◆ Set problem
Without the images, write out the whole listing exactly.

◆ Provided data

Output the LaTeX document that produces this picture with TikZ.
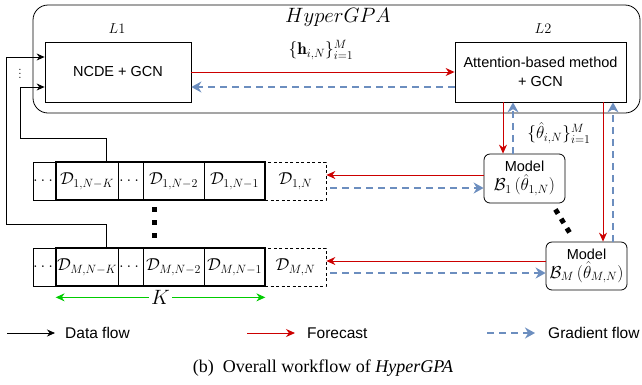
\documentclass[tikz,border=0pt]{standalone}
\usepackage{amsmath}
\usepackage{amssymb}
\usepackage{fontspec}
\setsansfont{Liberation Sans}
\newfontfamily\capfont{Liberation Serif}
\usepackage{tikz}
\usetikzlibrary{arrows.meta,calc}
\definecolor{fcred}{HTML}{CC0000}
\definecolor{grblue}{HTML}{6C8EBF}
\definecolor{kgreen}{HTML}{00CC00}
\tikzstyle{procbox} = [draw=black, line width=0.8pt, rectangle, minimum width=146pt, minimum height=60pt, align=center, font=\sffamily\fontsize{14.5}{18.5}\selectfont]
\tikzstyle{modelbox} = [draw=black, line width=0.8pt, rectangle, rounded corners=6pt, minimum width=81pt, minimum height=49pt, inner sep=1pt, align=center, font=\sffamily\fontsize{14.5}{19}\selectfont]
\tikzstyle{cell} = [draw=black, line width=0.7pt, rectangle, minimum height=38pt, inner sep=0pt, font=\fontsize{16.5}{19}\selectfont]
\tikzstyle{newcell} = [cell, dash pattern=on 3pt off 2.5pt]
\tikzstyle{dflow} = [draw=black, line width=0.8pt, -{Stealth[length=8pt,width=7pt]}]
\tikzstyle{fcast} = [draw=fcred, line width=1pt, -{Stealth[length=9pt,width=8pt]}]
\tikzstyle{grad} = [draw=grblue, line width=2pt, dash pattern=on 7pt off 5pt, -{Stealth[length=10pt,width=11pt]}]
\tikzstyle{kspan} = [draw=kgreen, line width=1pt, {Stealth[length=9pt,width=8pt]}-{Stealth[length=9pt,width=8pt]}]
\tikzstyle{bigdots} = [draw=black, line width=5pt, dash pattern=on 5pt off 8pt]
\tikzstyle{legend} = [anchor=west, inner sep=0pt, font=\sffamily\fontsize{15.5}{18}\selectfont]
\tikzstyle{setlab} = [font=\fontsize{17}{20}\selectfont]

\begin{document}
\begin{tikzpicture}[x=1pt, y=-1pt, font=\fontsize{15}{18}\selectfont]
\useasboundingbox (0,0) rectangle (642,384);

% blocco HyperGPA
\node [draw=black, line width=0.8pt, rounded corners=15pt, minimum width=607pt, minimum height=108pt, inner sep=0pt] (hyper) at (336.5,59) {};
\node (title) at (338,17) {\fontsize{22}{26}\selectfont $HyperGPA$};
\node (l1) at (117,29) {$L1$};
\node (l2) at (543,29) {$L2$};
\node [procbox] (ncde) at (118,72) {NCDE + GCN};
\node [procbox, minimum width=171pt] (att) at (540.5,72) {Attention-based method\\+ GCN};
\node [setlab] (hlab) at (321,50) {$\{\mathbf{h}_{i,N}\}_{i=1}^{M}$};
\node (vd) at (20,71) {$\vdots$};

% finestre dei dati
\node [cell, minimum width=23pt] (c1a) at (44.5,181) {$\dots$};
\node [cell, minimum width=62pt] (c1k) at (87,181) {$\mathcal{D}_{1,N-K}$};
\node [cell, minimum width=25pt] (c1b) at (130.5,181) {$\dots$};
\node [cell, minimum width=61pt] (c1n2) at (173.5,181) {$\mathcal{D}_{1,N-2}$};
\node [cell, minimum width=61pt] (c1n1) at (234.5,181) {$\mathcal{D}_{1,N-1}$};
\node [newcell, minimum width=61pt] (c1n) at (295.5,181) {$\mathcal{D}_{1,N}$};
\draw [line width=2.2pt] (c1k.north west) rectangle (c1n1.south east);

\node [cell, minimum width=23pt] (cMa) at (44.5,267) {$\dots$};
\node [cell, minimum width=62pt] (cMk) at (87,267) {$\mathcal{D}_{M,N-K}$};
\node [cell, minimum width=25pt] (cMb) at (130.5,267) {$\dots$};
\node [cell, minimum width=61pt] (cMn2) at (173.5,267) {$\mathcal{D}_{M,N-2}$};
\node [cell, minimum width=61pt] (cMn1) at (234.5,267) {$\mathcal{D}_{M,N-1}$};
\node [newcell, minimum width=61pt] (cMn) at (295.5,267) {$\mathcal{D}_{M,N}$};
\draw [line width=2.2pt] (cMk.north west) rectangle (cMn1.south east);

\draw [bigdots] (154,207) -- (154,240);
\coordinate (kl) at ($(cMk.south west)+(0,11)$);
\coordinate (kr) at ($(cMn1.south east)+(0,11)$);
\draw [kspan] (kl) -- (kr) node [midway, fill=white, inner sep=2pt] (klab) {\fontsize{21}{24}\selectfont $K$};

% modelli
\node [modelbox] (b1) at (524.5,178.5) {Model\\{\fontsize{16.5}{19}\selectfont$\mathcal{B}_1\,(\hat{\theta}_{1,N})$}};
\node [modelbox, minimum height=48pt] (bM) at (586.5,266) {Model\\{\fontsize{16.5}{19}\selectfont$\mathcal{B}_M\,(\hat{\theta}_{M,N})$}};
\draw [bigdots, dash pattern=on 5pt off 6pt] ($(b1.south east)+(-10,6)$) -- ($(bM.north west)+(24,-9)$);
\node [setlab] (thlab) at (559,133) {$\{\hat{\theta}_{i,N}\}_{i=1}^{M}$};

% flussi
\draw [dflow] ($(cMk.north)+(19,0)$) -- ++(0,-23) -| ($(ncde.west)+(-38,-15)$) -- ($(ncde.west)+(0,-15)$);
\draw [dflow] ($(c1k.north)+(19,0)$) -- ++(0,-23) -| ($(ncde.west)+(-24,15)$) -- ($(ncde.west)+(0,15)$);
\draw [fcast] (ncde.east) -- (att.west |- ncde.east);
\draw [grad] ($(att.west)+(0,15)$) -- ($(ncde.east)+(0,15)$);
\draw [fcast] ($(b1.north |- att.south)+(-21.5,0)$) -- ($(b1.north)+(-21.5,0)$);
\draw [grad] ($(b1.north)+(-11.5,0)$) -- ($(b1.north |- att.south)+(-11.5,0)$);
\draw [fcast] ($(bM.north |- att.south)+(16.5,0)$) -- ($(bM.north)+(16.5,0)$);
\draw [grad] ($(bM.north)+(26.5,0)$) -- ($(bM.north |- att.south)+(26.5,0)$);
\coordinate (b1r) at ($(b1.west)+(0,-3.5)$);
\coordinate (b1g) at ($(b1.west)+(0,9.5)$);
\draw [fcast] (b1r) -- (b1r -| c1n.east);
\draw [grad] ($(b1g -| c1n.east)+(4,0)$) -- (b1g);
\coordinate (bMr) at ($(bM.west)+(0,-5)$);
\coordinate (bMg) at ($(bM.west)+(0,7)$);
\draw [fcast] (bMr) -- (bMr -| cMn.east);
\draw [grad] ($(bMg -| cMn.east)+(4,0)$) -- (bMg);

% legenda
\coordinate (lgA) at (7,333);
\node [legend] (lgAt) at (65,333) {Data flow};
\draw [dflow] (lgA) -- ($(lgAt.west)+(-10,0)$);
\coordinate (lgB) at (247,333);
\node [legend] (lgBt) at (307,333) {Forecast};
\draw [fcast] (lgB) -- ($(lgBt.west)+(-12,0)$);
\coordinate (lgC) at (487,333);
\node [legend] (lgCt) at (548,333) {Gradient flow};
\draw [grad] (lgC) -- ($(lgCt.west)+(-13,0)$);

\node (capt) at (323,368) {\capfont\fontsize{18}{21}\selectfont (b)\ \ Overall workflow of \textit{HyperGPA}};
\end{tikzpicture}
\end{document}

◆ Full response
Output the LaTeX document that produces this picture with TikZ.
\documentclass[tikz,border=0pt]{standalone}
\usepackage{amsmath}
\usepackage{amssymb}
\usepackage{fontspec}
\setsansfont{Liberation Sans}
\newfontfamily\capfont{Liberation Serif}
\usepackage{tikz}
\usetikzlibrary{arrows.meta,calc}
\definecolor{fcred}{HTML}{CC0000}
\definecolor{grblue}{HTML}{6C8EBF}
\definecolor{kgreen}{HTML}{00CC00}
\tikzstyle{procbox} = [draw=black, line width=0.8pt, rectangle, minimum width=146pt, minimum height=60pt, align=center, font=\sffamily\fontsize{14.5}{18.5}\selectfont]
\tikzstyle{modelbox} = [draw=black, line width=0.8pt, rectangle, rounded corners=6pt, minimum width=81pt, minimum height=49pt, inner sep=1pt, align=center, font=\sffamily\fontsize{14.5}{19}\selectfont]
\tikzstyle{cell} = [draw=black, line width=0.7pt, rectangle, minimum height=38pt, inner sep=0pt, font=\fontsize{16.5}{19}\selectfont]
\tikzstyle{newcell} = [cell, dash pattern=on 3pt off 2.5pt]
\tikzstyle{dflow} = [draw=black, line width=0.8pt, -{Stealth[length=8pt,width=7pt]}]
\tikzstyle{fcast} = [draw=fcred, line width=1pt, -{Stealth[length=9pt,width=8pt]}]
\tikzstyle{grad} = [draw=grblue, line width=2pt, dash pattern=on 7pt off 5pt, -{Stealth[length=10pt,width=11pt]}]
\tikzstyle{kspan} = [draw=kgreen, line width=1pt, {Stealth[length=9pt,width=8pt]}-{Stealth[length=9pt,width=8pt]}]
\tikzstyle{bigdots} = [draw=black, line width=5pt, dash pattern=on 5pt off 8pt]
\tikzstyle{legend} = [anchor=west, inner sep=0pt, font=\sffamily\fontsize{15.5}{18}\selectfont]
\tikzstyle{setlab} = [font=\fontsize{17}{20}\selectfont]

\begin{document}
\begin{tikzpicture}[x=1pt, y=-1pt, font=\fontsize{15}{18}\selectfont]
\useasboundingbox (0,0) rectangle (642,384);

% blocco HyperGPA
\node [draw=black, line width=0.8pt, rounded corners=15pt, minimum width=607pt, minimum height=108pt, inner sep=0pt] (hyper) at (336.5,59) {};
\node (title) at (338,17) {\fontsize{22}{26}\selectfont $HyperGPA$};
\node (l1) at (117,29) {$L1$};
\node (l2) at (543,29) {$L2$};
\node [procbox] (ncde) at (118,72) {NCDE + GCN};
\node [procbox, minimum width=171pt] (att) at (540.5,72) {Attention-based method\\+ GCN};
\node [setlab] (hlab) at (321,50) {$\{\mathbf{h}_{i,N}\}_{i=1}^{M}$};
\node (vd) at (20,71) {$\vdots$};

% finestre dei dati
\node [cell, minimum width=23pt] (c1a) at (44.5,181) {$\dots$};
\node [cell, minimum width=62pt] (c1k) at (87,181) {$\mathcal{D}_{1,N-K}$};
\node [cell, minimum width=25pt] (c1b) at (130.5,181) {$\dots$};
\node [cell, minimum width=61pt] (c1n2) at (173.5,181) {$\mathcal{D}_{1,N-2}$};
\node [cell, minimum width=61pt] (c1n1) at (234.5,181) {$\mathcal{D}_{1,N-1}$};
\node [newcell, minimum width=61pt] (c1n) at (295.5,181) {$\mathcal{D}_{1,N}$};
\draw [line width=2.2pt] (c1k.north west) rectangle (c1n1.south east);

\node [cell, minimum width=23pt] (cMa) at (44.5,267) {$\dots$};
\node [cell, minimum width=62pt] (cMk) at (87,267) {$\mathcal{D}_{M,N-K}$};
\node [cell, minimum width=25pt] (cMb) at (130.5,267) {$\dots$};
\node [cell, minimum width=61pt] (cMn2) at (173.5,267) {$\mathcal{D}_{M,N-2}$};
\node [cell, minimum width=61pt] (cMn1) at (234.5,267) {$\mathcal{D}_{M,N-1}$};
\node [newcell, minimum width=61pt] (cMn) at (295.5,267) {$\mathcal{D}_{M,N}$};
\draw [line width=2.2pt] (cMk.north west) rectangle (cMn1.south east);

\draw [bigdots] (154,207) -- (154,240);
\coordinate (kl) at ($(cMk.south west)+(0,11)$);
\coordinate (kr) at ($(cMn1.south east)+(0,11)$);
\draw [kspan] (kl) -- (kr) node [midway, fill=white, inner sep=2pt] (klab) {\fontsize{21}{24}\selectfont $K$};

% modelli
\node [modelbox] (b1) at (524.5,178.5) {Model\\{\fontsize{16.5}{19}\selectfont$\mathcal{B}_1\,(\hat{\theta}_{1,N})$}};
\node [modelbox, minimum height=48pt] (bM) at (586.5,266) {Model\\{\fontsize{16.5}{19}\selectfont$\mathcal{B}_M\,(\hat{\theta}_{M,N})$}};
\draw [bigdots, dash pattern=on 5pt off 6pt] ($(b1.south east)+(-10,6)$) -- ($(bM.north west)+(24,-9)$);
\node [setlab] (thlab) at (559,133) {$\{\hat{\theta}_{i,N}\}_{i=1}^{M}$};

% flussi
\draw [dflow] ($(cMk.north)+(19,0)$) -- ++(0,-23) -| ($(ncde.west)+(-38,-15)$) -- ($(ncde.west)+(0,-15)$);
\draw [dflow] ($(c1k.north)+(19,0)$) -- ++(0,-23) -| ($(ncde.west)+(-24,15)$) -- ($(ncde.west)+(0,15)$);
\draw [fcast] (ncde.east) -- (att.west |- ncde.east);
\draw [grad] ($(att.west)+(0,15)$) -- ($(ncde.east)+(0,15)$);
\draw [fcast] ($(b1.north |- att.south)+(-21.5,0)$) -- ($(b1.north)+(-21.5,0)$);
\draw [grad] ($(b1.north)+(-11.5,0)$) -- ($(b1.north |- att.south)+(-11.5,0)$);
\draw [fcast] ($(bM.north |- att.south)+(16.5,0)$) -- ($(bM.north)+(16.5,0)$);
\draw [grad] ($(bM.north)+(26.5,0)$) -- ($(bM.north |- att.south)+(26.5,0)$);
\coordinate (b1r) at ($(b1.west)+(0,-3.5)$);
\coordinate (b1g) at ($(b1.west)+(0,9.5)$);
\draw [fcast] (b1r) -- (b1r -| c1n.east);
\draw [grad] ($(b1g -| c1n.east)+(4,0)$) -- (b1g);
\coordinate (bMr) at ($(bM.west)+(0,-5)$);
\coordinate (bMg) at ($(bM.west)+(0,7)$);
\draw [fcast] (bMr) -- (bMr -| cMn.east);
\draw [grad] ($(bMg -| cMn.east)+(4,0)$) -- (bMg);

% legenda
\coordinate (lgA) at (7,333);
\node [legend] (lgAt) at (65,333) {Data flow};
\draw [dflow] (lgA) -- ($(lgAt.west)+(-10,0)$);
\coordinate (lgB) at (247,333);
\node [legend] (lgBt) at (307,333) {Forecast};
\draw [fcast] (lgB) -- ($(lgBt.west)+(-12,0)$);
\coordinate (lgC) at (487,333);
\node [legend] (lgCt) at (548,333) {Gradient flow};
\draw [grad] (lgC) -- ($(lgCt.west)+(-13,0)$);

\node (capt) at (323,368) {\capfont\fontsize{18}{21}\selectfont (b)\ \ Overall workflow of \textit{HyperGPA}};
\end{tikzpicture}
\end{document}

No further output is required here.